■ **Written task**: Please list all lines of the material below in which the string "with" occurs.
---------- Raw data
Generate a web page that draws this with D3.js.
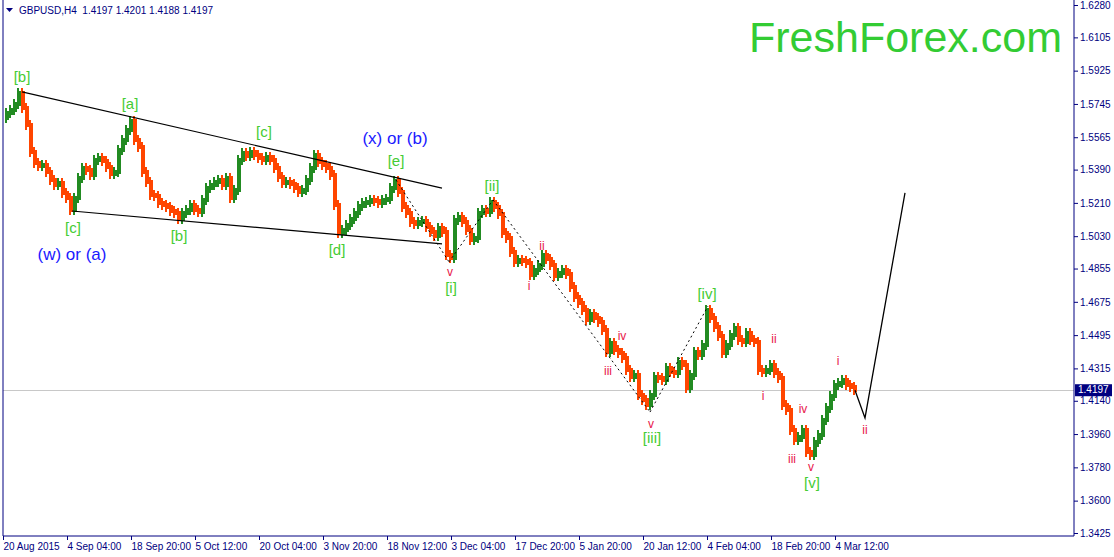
<!DOCTYPE html>
<html>
<head>
<meta charset="utf-8">
<script src="https://cdn.jsdelivr.net/npm/d3@7"></script>
<style>
  body { margin: 0; background: #fff; }
  svg { display: block; font-family: "Liberation Sans", Arial, sans-serif; }
</style>
</head>
<body>
<svg id="chart" width="1114" height="557"></svg>
<script>
/* Data: GBPUSD H4 closes, one every 4 bars starting 20 Aug 2015 */
var closes = [
  1.5669, 1.5696, 1.5712, 1.5744, 1.5804, 1.5723, 1.5631, 1.5485, 1.5426, 1.5410,
  1.5415, 1.5377, 1.5334, 1.5307, 1.5318, 1.5264, 1.5237, 1.5172, 1.5237, 1.5345,
  1.5399, 1.5388, 1.5361, 1.5442, 1.5453, 1.5437, 1.5404, 1.5366, 1.5377, 1.5496,
  1.5550, 1.5604, 1.5652, 1.5550, 1.5512, 1.5377, 1.5323, 1.5253, 1.5248, 1.5210,
  1.5199, 1.5188, 1.5167, 1.5156, 1.5123, 1.5156, 1.5172, 1.5199, 1.5172, 1.5161,
  1.5226, 1.5291, 1.5307, 1.5323, 1.5334, 1.5307, 1.5345, 1.5237, 1.5280, 1.5442,
  1.5480, 1.5464, 1.5485, 1.5469, 1.5453, 1.5442, 1.5458, 1.5442, 1.5399, 1.5350,
  1.5318, 1.5323, 1.5312, 1.5291, 1.5269, 1.5280, 1.5334, 1.5399, 1.5469, 1.5431,
  1.5415, 1.5399, 1.5361, 1.5199, 1.5048, 1.5064, 1.5091, 1.5123, 1.5156, 1.5194,
  1.5210, 1.5215, 1.5226, 1.5221, 1.5210, 1.5226, 1.5232, 1.5291, 1.5329, 1.5269,
  1.5188, 1.5156, 1.5107, 1.5096, 1.5107, 1.5113, 1.5080, 1.5053, 1.5032, 1.5075,
  1.5053, 1.4929, 1.4913, 1.5118, 1.5134, 1.5107, 1.5064, 1.5010, 1.5021, 1.5156,
  1.5172, 1.5161, 1.5215, 1.5188, 1.5150, 1.5048, 1.5021, 1.4945, 1.4891, 1.4902,
  1.4896, 1.4885, 1.4820, 1.4847, 1.4874, 1.4929, 1.4907, 1.4874, 1.4815, 1.4831,
  1.4847, 1.4826, 1.4755, 1.4701, 1.4669, 1.4631, 1.4577, 1.4610, 1.4588, 1.4566,
  1.4523, 1.4404, 1.4453, 1.4415, 1.4399, 1.4372, 1.4307, 1.4269, 1.4280, 1.4171,
  1.4144, 1.4117, 1.4171, 1.4269, 1.4263, 1.4253, 1.4317, 1.4296, 1.4290, 1.4350,
  1.4334, 1.4209, 1.4280, 1.4404, 1.4388, 1.4442, 1.4631, 1.4588, 1.4539, 1.4491,
  1.4399, 1.4442, 1.4496, 1.4534, 1.4469, 1.4458, 1.4507, 1.4469, 1.4458, 1.4307,
  1.4296, 1.4307, 1.4334, 1.4290, 1.4263, 1.4117, 1.4090, 1.3982, 1.3928, 1.3945,
  1.3982, 1.3863, 1.3847, 1.3917, 1.3955, 1.4036, 1.4101, 1.4166, 1.4226, 1.4236,
  1.4253, 1.4226, 1.4215, 1.4197
];
var barStep = 4;

var lastPrice = 1.4197;
var header = "GBPUSD,H4  1.4197 1.4201 1.4188 1.4197";

var priceTicks = [1.6280, 1.6105, 1.5925, 1.5745, 1.5565, 1.5390, 1.5210, 1.5030,
  1.4855, 1.4675, 1.4495, 1.4315, 1.4140, 1.3960, 1.3780, 1.3600, 1.3425];

var timeTicks = [0, 64, 128, 192, 256, 320, 384, 448, 512, 576, 640, 704, 768, 832];
var timeLabels = ["20 Aug 2015", "4 Sep 04:00", "18 Sep 20:00", "5 Oct 12:00",
  "20 Oct 04:00", "3 Nov 20:00", "18 Nov 12:00", "3 Dec 04:00", "17 Dec 20:00",
  "5 Jan 20:00", "20 Jan 12:00", "4 Feb 04:00", "18 Feb 20:00", "4 Mar 12:00"];

// [bar index, price]
var upperLine = [[19, 1.5810], [439, 1.5290]];
var lowerLine = [[69, 1.5166], [439, 1.4988]];
var dottedLines = [
  [[393, 1.5334], [446, 1.4891]],
  [[446, 1.4891], [490, 1.5226]],
  [[490, 1.5226], [647, 1.4079]],
  [[647, 1.4079], [705, 1.4652]]
];
var forecast = [[852, 1.4197], [862, 1.4047], [902, 1.5264]];

var greenLabels = [
  [19, 1.5885, "[b]"], [127, 1.5739, "[a]"], [261, 1.5588, "[c]"], [393, 1.5431, "[e]"],
  [489, 1.5296, "[ii]"], [704, 1.4712, "[iv]"], [70, 1.5069, "[c]"], [176, 1.5026, "[b]"],
  [334, 1.4950, "[d]"], [448, 1.4744, "[i]"], [649, 1.3933, "[iii]"], [809, 1.3690, "[v]"]
];
var blueLabels = [[392, 1.5550, "(x) or (b)"], [69, 1.4923, "(w) or (a)"]];
var redLabels = [
  [447, 1.4831, "v"], [539, 1.4971, "ii"], [526, 1.4755, "i"], [619, 1.4485, "iv"],
  [605, 1.4296, "iii"], [648, 1.4009, "v"], [771, 1.4469, "ii"], [760, 1.4160, "i"],
  [800, 1.4090, "iv"], [789, 1.3820, "iii"], [808, 1.3776, "v"], [835, 1.4350, "i"],
  [862, 1.3976, "ii"]
];

/* Scales */
var left = 3, right = 1074, bottom = 536;
var navy = "#000080";
var upColor = "#228b22", downColor = "#ff4500";

var x = d3.scaleLinear().domain([0, right - left]).range([left, right]);
var y = d3.scaleLinear().domain([1.3425, 1.6280]).range([533, 5]);

var svg = d3.select("svg#chart");

// current price line
svg.append("line")
  .attr("x1", left).attr("x2", right)
  .attr("y1", Math.round(y(lastPrice)) + 0.5).attr("y2", Math.round(y(lastPrice)) + 0.5)
  .attr("stroke", "#c8c8c8").attr("stroke-width", 1);

/* Bars */
var bars = closes.slice(1).map(function (c, i) {
  return { idx: (i + 1) * barStep, open: closes[i], close: c };
});

// two columns per bar: a longer one with wick, a shorter body
function drawBars(dx, pad) {
  svg.append("g")
    .attr("shape-rendering", "crispEdges")
    .selectAll("rect")
    .data(bars)
    .enter()
    .append("rect")
    .attr("x", d => x(d.idx) + dx)
    .attr("width", 2)
    .attr("y", d => y(Math.max(d.open, d.close)) - pad)
    .attr("height", d => y(Math.min(d.open, d.close)) - y(Math.max(d.open, d.close)) + 2 * pad)
    .attr("fill", d => d.close >= d.open ? upColor : downColor);
}
drawBars(-2, 5);
drawBars(0, 2);

/* Wave lines */
var line = d3.line().x(d => x(d[0])).y(d => y(d[1]));

svg.append("path").attr("d", line(upperLine))
  .attr("fill", "none").attr("stroke", "#000").attr("stroke-width", 1.2);
svg.append("path").attr("d", line(lowerLine))
  .attr("fill", "none").attr("stroke", "#000").attr("stroke-width", 1.2);

svg.append("g")
  .selectAll("path")
  .data(dottedLines)
  .enter()
  .append("path")
  .attr("d", line)
  .attr("fill", "none")
  .attr("stroke", "#000")
  .attr("stroke-width", 1)
  .attr("stroke-dasharray", "2,3");

svg.append("path").attr("d", line(forecast))
  .attr("fill", "none").attr("stroke", "#000").attr("stroke-width", 1.3);

/* Labels */
function labels(data, color, size) {
  svg.append("g")
    .selectAll("text")
    .data(data)
    .enter()
    .append("text")
    .attr("x", d => x(d[0]))
    .attr("y", d => y(d[1]))
    .attr("text-anchor", "middle")
    .attr("dominant-baseline", "middle")
    .attr("fill", color)
    .attr("font-size", size)
    .text(d => d[2]);
}
labels(greenLabels, "#44cc33", 15);
labels(blueLabels, "#1a1aff", 17);
labels(redLabels, "#e8174a", 12);

svg.append("text")
  .attr("x", 1062).attr("y", 52)
  .attr("text-anchor", "end")
  .attr("fill", "#33cc33")
  .attr("font-size", 43)
  .text("FreshForex.com");

/* Header */
svg.append("path")
  .attr("d", "M6,8 L13,8 L9.5,12 Z")
  .attr("fill", navy);
svg.append("text")
  .attr("x", 19).attr("y", 14)
  .attr("fill", navy)
  .attr("font-size", 10)
  .attr("xml:space", "preserve")
  .text(header);

/* Axes */
var yAxis = d3.axisRight(y)
  .tickValues(priceTicks)
  .tickFormat(d3.format(".4f"))
  .tickSize(4)
  .tickPadding(2);

var gy = svg.append("g")
  .attr("transform", `translate(${right},0)`)
  .call(yAxis);
gy.select(".domain").attr("d", `M0,0V${bottom}`);

var xAxis = d3.axisBottom(x)
  .tickValues(timeTicks)
  .tickFormat((d, i) => timeLabels[i])
  .tickSize(4)
  .tickPadding(3);

var gx = svg.append("g")
  .attr("transform", `translate(0,${bottom})`)
  .call(xAxis);
gx.select(".domain").attr("d", `M${left},0H${right}`);
gx.selectAll(".tick text").attr("text-anchor", "start").attr("dx", 0);

[gx, gy].forEach(function (g) {
  g.selectAll(".domain").attr("stroke", navy);
  g.selectAll(".tick line").attr("stroke", navy);
  g.selectAll(".tick text").attr("fill", navy).attr("font-size", 10)
    .attr("font-family", "Liberation Sans, Arial, sans-serif");
});

svg.append("line")
  .attr("x1", left).attr("x2", left).attr("y1", 0).attr("y2", bottom)
  .attr("stroke", navy);

// current price box
var box = svg.append("g").attr("transform", `translate(${right + 1},${y(lastPrice)})`);
box.append("rect")
  .attr("x", 0).attr("y", -6).attr("width", 37).attr("height", 12)
  .attr("fill", navy);
box.append("text")
  .attr("x", 3).attr("y", 0)
  .attr("dominant-baseline", "middle")
  .attr("fill", "#fff")
  .attr("font-size", 10)
  .text(d3.format(".4f")(lastPrice));
</script>
</body>
</html>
--------------------
■ **Response below**:
Generate a web page that draws this with D3.js.
// two columns per bar: a longer one with wick, a shorter body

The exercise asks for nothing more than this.